The 28,500 U.S. soldiers already in South Korea give meat to this defense pledge. In addition to their contribution to South Korea’s direct defense, their presence serves as a clear manifestation of the U.S. commitment to defend South Korea from a direct attack. The troops also make more plausible the idea that the United States would retaliate for any nuclear strike against the South. Another factor that would encourage U.S. military retaliation against the North for any large-scale attack would be the inevitable death and injury of the many American civilians who work in South Korea on a regular basis.

Although the Pentagon has periodically announced plans to make further reductions in the number of American soldiers in the South, the Obama administration has designated the Asia-Pacific region its highest priority security region and has committed to preserving U.S. military power in the region, including by augmenting U.S. striking power in northeast Asia.

The reality is that the United States doesn’t need to have tactical nuclear weapons in South Korea to inflict nuclear strikes. If necessary, the Pentagon can draw from a wide range of nuclear weapons in assembling a strike package against North Korea from systems that are deployed elsewhere. Systems for such a U.S. nuclear strike include the long-range ballistic missiles based in the United States or on U.S. strategic submarines as well as shorter-range missiles and bombs launched by strategic bombers from airfields in the United States or elsewhere.

It’s true that putting U.S. nuclear weapons in the Korean Peninsula would increase the prospects of any war escalating to the use of nuclear weapons, but for the wrong reasons. They could serve as a magnet by making North Korean leaders believe that they had to destroy these weapons preemptively before the United States could use them.

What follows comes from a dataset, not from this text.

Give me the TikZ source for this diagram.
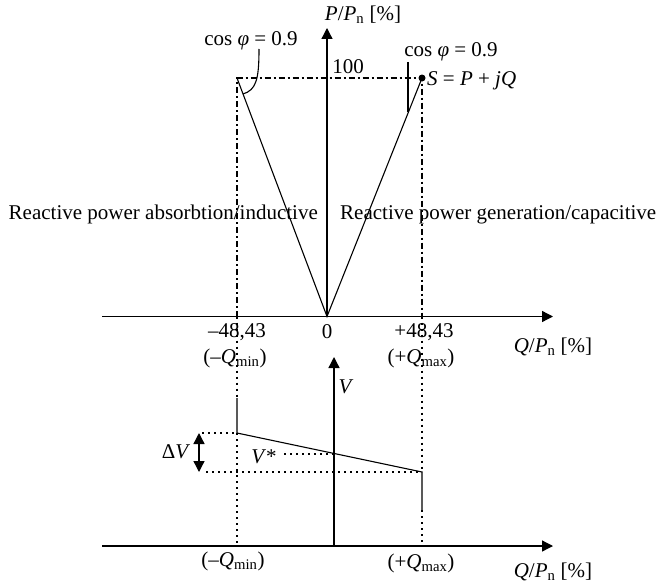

Alternately, even if North Korea launched only a conventional invasion initially, U.S. commanders might decide they had to detonate these forward-based nuclear weapons before they would lose control of them to the advancing North Korean troops. Stationing U.S. nuclear weapons in South Korea also makes them more vulnerable to North Korean commandoes or to terrorist seizure.

It could be argued that returning U.S. nuclear weapons to the Korea Peninsula could send a powerful warning message to Beijing and induce the Chinese to increase pressure on Pyongyang to eliminate its nuclear weapons program in exchange for the removal of the U.S. weapons in the South. For several years, President Barack Obama and other U.S. leaders have been cautioning Chinese leaders that North Korea’s development of nuclear weapons and long-range ballistic missiles is requiring the United States to strengthen its military forces near China, including both conventional forces and missile defenses.

But the Chinese could respond, as they have in the past when threatened, by strengthening security ties with Pyongyang, Russia, and other countries that oppose U.S. nuclear threats against North Korea. Zhang Liangui, an expert on Korean Peninsula studies at the Party School of the Communist Party of China Central Committee, has cautioned that, “Putting the weapons in the ROK would certainly press the DPRK, but it would also be a provocation for China.” Any nuclear weapons based in South Korea that could attack targets in North Korea would most likely be able to hit targets in China as well.

Some Chinese and South Korean analysts believe that U.S. efforts to return its nuclear weapons to South Korea are part of the U.S. pivot to counter China’s growing military power.

Finally, South Korean and U.S. relations with other countries could also be harmed if their governments were seen as reversing their commitments to reducing the number and role of nuclear weapons in the world in general, and the Korean Peninsula in particular. Ultimately, it could become considerably more difficult for them and others to challenge the North’s ongoing development of a nuclear arsenal if the South also has nuclear weapons.